Some NGO workers argue that the only safety measures refugees can realistically implement is to stay at home, wash their hands, and maintain good hygiene habits to the greatest extent possible. That said, there have been some positive developments: on the August 28, 3G and 4G internet was restored in the camps due to pressure from the international community, following the government of Bangladesh’s shutdown in September 2019 citing security concerns. As such, it is now easier for the refugees to stay up to date on the latest COVID-19 news.

What should be done

The challenges facing the Rohingya refugees in Bangladesh have been exacerbated by the pandemic and the international community should take several tangible steps to provide assistance:

  1. The international community must understand the severity of this crisis and follow on its commitments to provide timely financial support for Bangladesh and the Rohingya refugees themselves. Up to this point, international community has not done enough. As of August 24, 2019, the international community had only provided $330 million out of the promised $920 million for that year to the government of Bangladesh for the financial resources needed to manage this crisis. At the minimum, this pledge should be fulfilled.
  2. The international community should place immediate sanctions on Myanmar. If repatriation of Rohingyas is to eventually occur, experts believe that only a strong stance by regional and global powers can help pressure Myanmar to change its behavior. The support of regional powers such as China is crucial as it has big investments in Myanmar. India has also stated that it supports Bangladesh on the importance of repatriation, but such support remains largely on paper.
  3. The continued violence in Rakhine state suggests that repatriation may not be a viable option for many Rohingya. As such, as it is imperative that, in the long run, the international community makes an active effort in resettling Rohingyas elsewhere. Bangladesh can learn from the case of Lhotshampa refugees—approximately hundred thousand of whom lived in refugee camps in southern Nepal in the 1990s—who have now largely been resettled in third countries. Similarly, while millions of Afghan refugees remain today in Pakistan, hundreds of thousands have immigrated to third countries such as the United States, the United Kingdom, and Germany. This shows that an active effort by the international community can partially diffuse refugee crises and provide them with safe alternative living arrangements.
  4. In the long term, it is imperative that any amendments to Bangladesh’s COVID-19 bill must include the host and local communities in Cox’s Bazar, because the pandemic has aggravated tensions between Rohingya refugees and locals. The pandemic has fuelled further distrust as some host communities perceive that aid groups are favoring the Rohingyas. Additionally, a UN Development Program study last year estimated that the prices for essential goods had increased by fifty percent, while daily wages plummeted by around fifteen percent in Cox’s Bazar. Economic troubles coupled with communal tensions make attending to the needs of Rohingya refugees imperative for Dhaka.
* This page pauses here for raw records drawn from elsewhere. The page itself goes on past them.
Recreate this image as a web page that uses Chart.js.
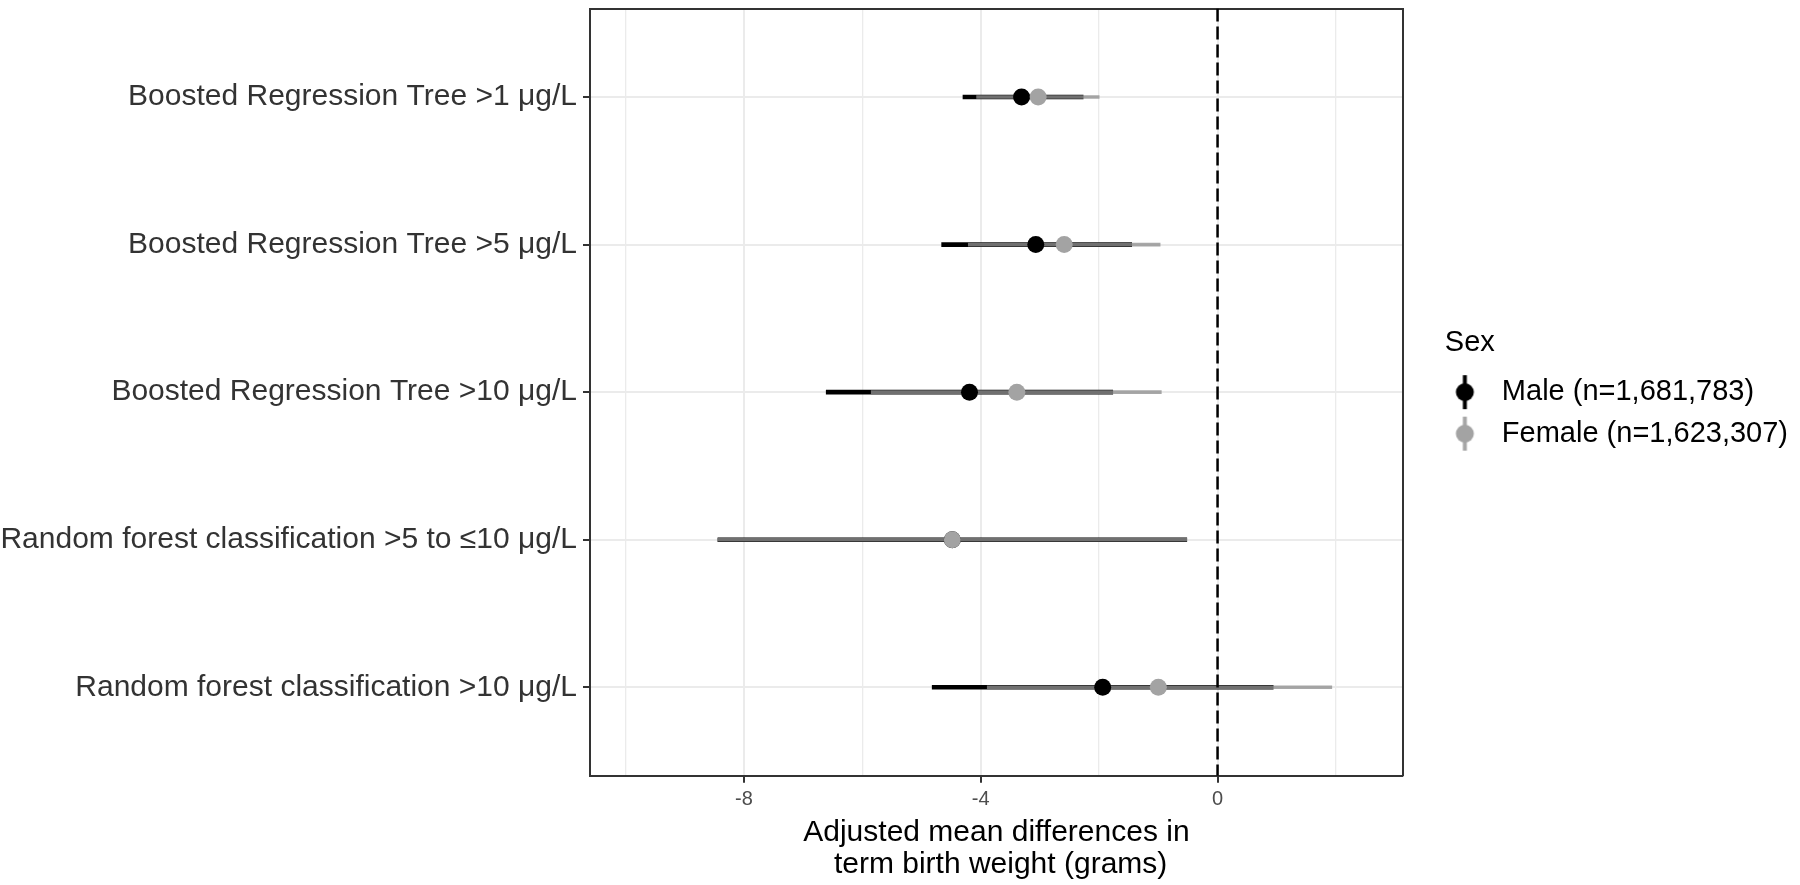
<!DOCTYPE html>
<html>
<head>
<meta charset="utf-8">
<script src="https://cdn.jsdelivr.net/npm/chart.js@4"></script>
<style>
  html, body { margin: 0; padding: 0; background: #fff; }
  #wrap { width: 1800px; height: 885px; }
</style>
</head>
<body>
<div id="wrap"><canvas id="chart"></canvas></div>
<script>
var categories = [
  'Boosted Regression Tree >1 μg/L',
  'Boosted Regression Tree >5 μg/L',
  'Boosted Regression Tree >10 μg/L',
  'Random forest classification >5 to ≤10 μg/L',
  'Random forest classification >10 μg/L'
];
var rows = [1, 2, 3, 4, 5];

var maleEst = [-3.31, -3.07, -4.19, -4.48, -1.94];
var maleLo = [-4.30, -4.66, -6.61, -8.44, -4.82];
var maleHi = [-2.27, -1.45, -1.77, -0.52, 0.94];

var femaleEst = [-3.03, -2.59, -3.39, -4.48, -1.00];
var femaleLo = [-4.07, -4.21, -5.85, -8.44, -3.89];
var femaleHi = [-2.00, -0.97, -0.95, -0.52, 1.93];

var sexLabels = ['Male (n=1,681,783)', 'Female (n=1,623,307)'];
var xGrid = [-10, -8, -6, -4, -2, 0, 2];
var xMajor = [-8, -4, 0];
var refLine = 0;
var xMin = -10.6, xMax = 3.13;
var yMin = 0.4, yMax = 5.6;

Chart.defaults.font.family = "'Liberation Sans', Arial, sans-serif";

function segs(lo, hi) {
  return rows.map(function (r, i) { return { y: r, x: [lo[i], hi[i]] }; });
}
function pts(est) {
  return rows.map(function (r, i) { return { x: est[i], y: r }; });
}

// legend key: point with a vertical line through it
function keyGlyph(lineColor, dotColor) {
  var c = document.createElement('canvas');
  c.width = 40; c.height = 38;
  var g = c.getContext('2d');
  g.strokeStyle = lineColor;
  g.lineWidth = 4;
  g.beginPath(); g.moveTo(12.5, 2); g.lineTo(12.5, 36); g.stroke();
  g.fillStyle = dotColor;
  g.beginPath(); g.arc(12.5, 19, 9, 0, Math.PI * 2); g.fill();
  return c;
}
var keys = [keyGlyph('#000', '#000'), keyGlyph('#a6a6a6', '#a3a3a3')];

var isMajor = function (c) { return c.tick && xMajor.indexOf(c.tick.value) >= 0; };

var config = {
  type: 'scatter',
  data: {
    datasets: [
      {
        label: 'zero',
        data: [{ x: refLine, y: yMin }, { x: refLine, y: yMax }],
        showLine: true,
        borderColor: '#000',
        borderWidth: 2.5,
        borderDash: [13, 5],
        pointRadius: 0,
        order: 0
      },
      {
        label: sexLabels[1],
        data: pts(femaleEst),
        backgroundColor: '#a3a3a3',
        pointRadius: 8.5,
        pointBorderWidth: 0,
        order: 1
      },
      {
        label: sexLabels[0],
        data: pts(maleEst),
        backgroundColor: '#000',
        pointRadius: 8.5,
        pointBorderWidth: 0,
        order: 2
      },
      {
        type: 'bar',
        indexAxis: 'y',
        label: 'female ci',
        data: segs(femaleLo, femaleHi),
        backgroundColor: 'rgba(144,144,144,0.78)',
        barThickness: 3,
        grouped: false,
        borderWidth: 0,
        order: 3
      },
      {
        type: 'bar',
        indexAxis: 'y',
        label: 'male ci',
        data: segs(maleLo, maleHi),
        backgroundColor: '#000',
        barThickness: 4,
        grouped: false,
        borderWidth: 0,
        order: 4
      }
    ]
  },
  options: {
    responsive: true,
    maintainAspectRatio: false,
    animation: false,
    layout: { padding: { top: 4, right: 2, bottom: 0, left: 0 } },
    plugins: {
      tooltip: { enabled: false },
      legend: {
        position: 'right',
        align: 'center',
        fullSize: false,
        maxWidth: 400,
        title: {
          display: true,
          position: 'start',
          text: 'Sex',
          color: '#000',
          font: { size: 29 },
          padding: { top: 5, bottom: 1.7 }
        },
        labels: {
          usePointStyle: true,
          pointStyleWidth: 30,
          boxHeight: 29,
          padding: 12.5,
          color: '#000',
          font: { size: 29 },
          generateLabels: function () {
            return sexLabels.map(function (t, i) {
              return { text: t, pointStyle: keys[i], fillStyle: '#000', strokeStyle: '#000', lineWidth: 0, hidden: false, fontColor: '#000' };
            });
          }
        }
      }
    },
    scales: {
      x: {
        type: 'linear',
        position: 'bottom',
        min: xMin,
        max: xMax,
        offset: false,
        afterBuildTicks: function (s) { s.ticks = xGrid.map(function (v) { return { value: v }; }); },
        ticks: {
          autoSkip: false,
          maxRotation: 0,
          padding: 5,
          color: '#4d4d4d',
          font: { size: 20 },
          callback: function (v) { return xMajor.indexOf(v) >= 0 ? String(v) : ''; }
        },
        grid: {
          offset: false,
          color: '#ebebeb',
          lineWidth: function (c) { return isMajor(c) ? 2 : 1.3; },
          tickLength: 7,
          tickWidth: 2,
          tickColor: function (c) { return isMajor(c) ? '#333' : 'rgba(0,0,0,0)'; }
        },
        border: { color: '#333', width: 2 },
        title: {
          display: true,
          text: ['Adjusted mean differences in', ' term birth weight (grams)'],
          color: '#000',
          font: { size: 30, lineHeight: 1.07 },
          padding: { top: 0, bottom: 4 }
        }
      },
      y: {
        type: 'linear',
        position: 'left',
        reverse: true,
        min: yMin,
        max: yMax,
        offset: false,
        afterBuildTicks: function (s) { s.ticks = rows.map(function (v) { return { value: v }; }); },
        afterFit: function (s) { s.width = 590; s.paddingTop = 0; s.paddingBottom = 0; },
        ticks: {
          autoSkip: false,
          padding: 6,
          color: '#333',
          font: { size: 30 },
          callback: function (v) { return categories[v - 1]; }
        },
        grid: { offset: false, color: '#ebebeb', lineWidth: 2, tickLength: 7, tickWidth: 2, tickColor: '#333' },
        border: { color: '#333', width: 2 }
      },
      // top and right panel edges
      x2: {
        type: 'linear',
        position: 'top',
        min: 0,
        max: 1,
        ticks: { display: false },
        grid: { display: false, drawTicks: false },
        border: { color: '#333', width: 2 },
        afterFit: function (s) { s.height = 0; }
      },
      y2: {
        type: 'linear',
        position: 'right',
        min: 0,
        max: 1,
        ticks: { display: false },
        grid: { display: false, drawTicks: false },
        border: { color: '#333', width: 2 },
        afterFit: function (s) { s.width = 42; }
      }
    }
  }
};

var myChart = new Chart(document.getElementById('chart'), config);
</script>
</body>
</html>
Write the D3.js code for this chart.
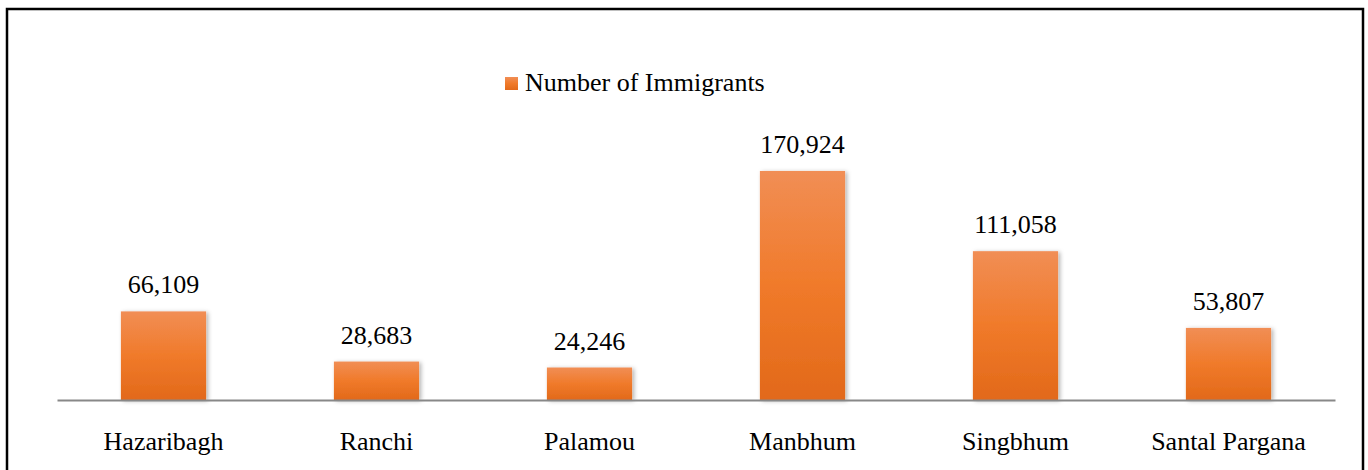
<!DOCTYPE html>
<html><head><meta charset="utf-8">
<script src="https://cdn.jsdelivr.net/npm/d3@7"></script>
<style>body{margin:0;background:#fff;} svg{display:block;}</style>
</head><body>
<svg id="c" width="1368" height="470"></svg>
<script>
const categories = ["Hazaribagh","Ranchi","Palamou","Manbhum","Singbhum","Santal Pargana"];
const values = [66109, 28683, 24246, 170924, 111058, 53807];
const seriesName = "Number of Immigrants";

const FONT = '"Liberation Serif", "Times New Roman", serif';
const svg = d3.select("#c");
const defs = svg.append("defs");
const g = defs.append("linearGradient").attr("id","bg").attr("x1",0).attr("y1",0).attr("x2",0).attr("y2",1);
g.append("stop").attr("offset","0%").attr("stop-color","#F18E55");
g.append("stop").attr("offset","50%").attr("stop-color","#F07A2A");
g.append("stop").attr("offset","100%").attr("stop-color","#E2691A");
const f = defs.append("filter").attr("id","sh").attr("x","-20%").attr("y","-20%").attr("width","150%").attr("height","150%");
f.append("feDropShadow").attr("dx",2).attr("dy",1).attr("stdDeviation",2).attr("flood-color","#000").attr("flood-opacity",0.3);

svg.append("rect").attr("x",7).attr("y",9).attr("width",1356).attr("height",470)
  .attr("fill","none").attr("stroke","#000").attr("stroke-width",2.5);

const x = d3.scaleBand().domain(categories).range([57,1335]).paddingInner(0.6).paddingOuter(0.3);
const y = d3.scaleLinear().domain([0,200000]).range([400,132]);

svg.append("g").selectAll("rect").data(values).join("rect")
  .attr("x",(d,i)=>x(categories[i])).attr("width",x.bandwidth())
  .attr("y",d=>y(d)).attr("height",d=>y(0)-y(d))
  .attr("fill","url(#bg)").attr("filter","url(#sh)");

svg.append("g").selectAll("text").data(values).join("text")
  .attr("x",(d,i)=>x(categories[i])+x.bandwidth()/2).attr("y",d=>y(d)-18)
  .attr("text-anchor","middle").style("font-family",FONT).style("font-size","26px").attr("fill","#000")
  .text(d=>d3.format(",")(d));

const ax = svg.append("g").attr("transform","translate(0,400)").call(d3.axisBottom(x).tickSize(0).tickPadding(0));
ax.attr("font-family",null).attr("font-size",null);
ax.select(".domain").attr("stroke","#888").attr("stroke-width",2);
ax.selectAll("text").style("font-family",FONT).style("font-size","26px").attr("fill","#000").attr("dy",0).attr("y",50);

svg.append("rect").attr("x",505).attr("y",77).attr("width",13).attr("height",13).attr("fill","url(#bg)");
svg.append("text").attr("x",525).attr("y",91).style("font-family",FONT).style("font-size","26px").attr("fill","#000").text(seriesName);
</script>
</body></html>
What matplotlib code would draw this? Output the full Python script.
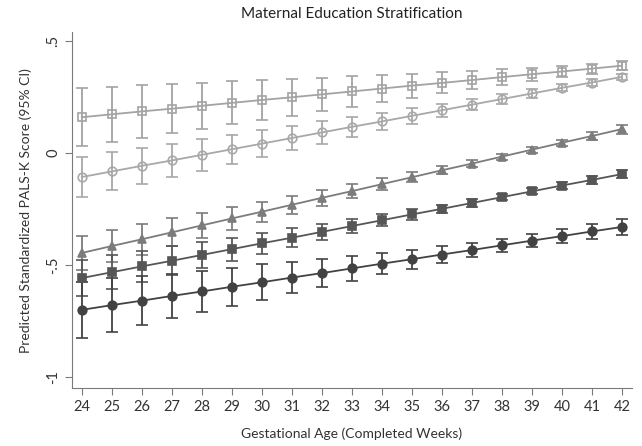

COVID-19 and refugee welfare are intertwined issues that must be addressed as such

While the international community remains hyper-focused on addressing the virus and its associated economic slowdown, Afghan and Rohingya refugees continue to be forced into a life of complete uncertainty as they escape violence in their home countries. Concerted action by the international community and host countries towards mitigating the virus’ disproportionate effects on asylum seekers would immensely improve refugee welfare. Violence and persecution have not stopped during the pandemic, and refugees need direct and sustained support by the international community to help them weather COVID-19.

Rudabeh Shahid is a nonresident senior fellow at the Atlantic Council’s South Asia Center.

Harris Samad is a project assistant at the Atlantic Council’s South Asia Center.